Anytime “DIY” is used this means tools will be required. The implements needed are common and most hot rodders should have most, if not all. Check your toolbox to see what you have and if you don’t, or are missing something, you can check in with SM. Their catalog offers the following: an air hammer (PN 72819750) with control pressure regulator, a 3/16-inch rivet set (PN 91010012), a bucking bar (PN 9101500), 3/16-inch Clecos and Cleco tool kit (PN 9108575), which contains 10 fasteners, and 3/16-inch rivets included with the seat kit. (A note on a bucking bar: They’re made from heat-treated cast iron, any sharp edges are removed, and working surfaces are polished.) Should you find a “gap” in your toolbox, SM will come to the rescue. You can order the required tools directly from SM.

04 The required tools are in most hot rodders’ toolboxes
The required tools are in most hot rodders’ toolboxes. If not, here is what’s required, and you can get the tools from SM. Required for the build is an air hammer (PN 72819750) with control pressure regulator, 3/16-inch rivet set (PN 91010012), bucking bar (PN 9101500), 3/16-inch Clecos and Cleco tool kit (PN 9108575), and 3/16-inch rivets included with seat kit.

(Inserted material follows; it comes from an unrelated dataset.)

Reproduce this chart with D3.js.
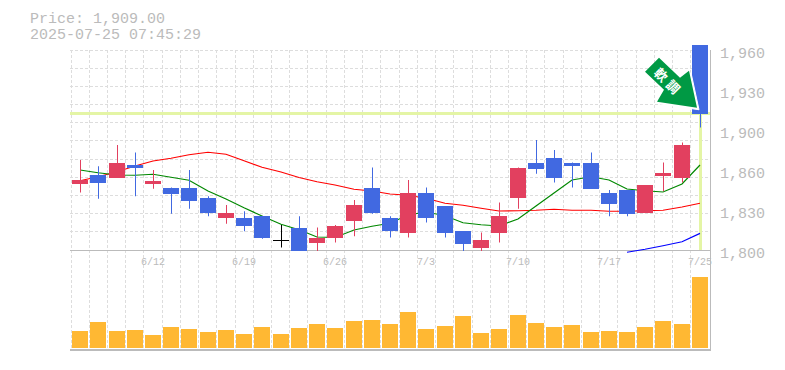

Obviously, you will need two kits to have a pair of seats. Manufactured in-house at SM, each seat weighs approximately 7 pounds, is made from hand-formed 0.090-inch aluminum plate, and features a 0.340-inch (approximately 11/32-inch) rolled bead edge for both safety and comfort. The seat has an overall height of 22-1/2 inches, width of 17-1/4 inches, a 13-degree seat layback angle, and 6-degree “popup” for thigh support and features an overall inside width of 17 inches. (I have several sets of bomber-style seats and have used lightweight foam pads for added comfort.) They come in an aluminum finish that you can then leave as-is, or you can add a brushed, polished, painted, or powder coated surface.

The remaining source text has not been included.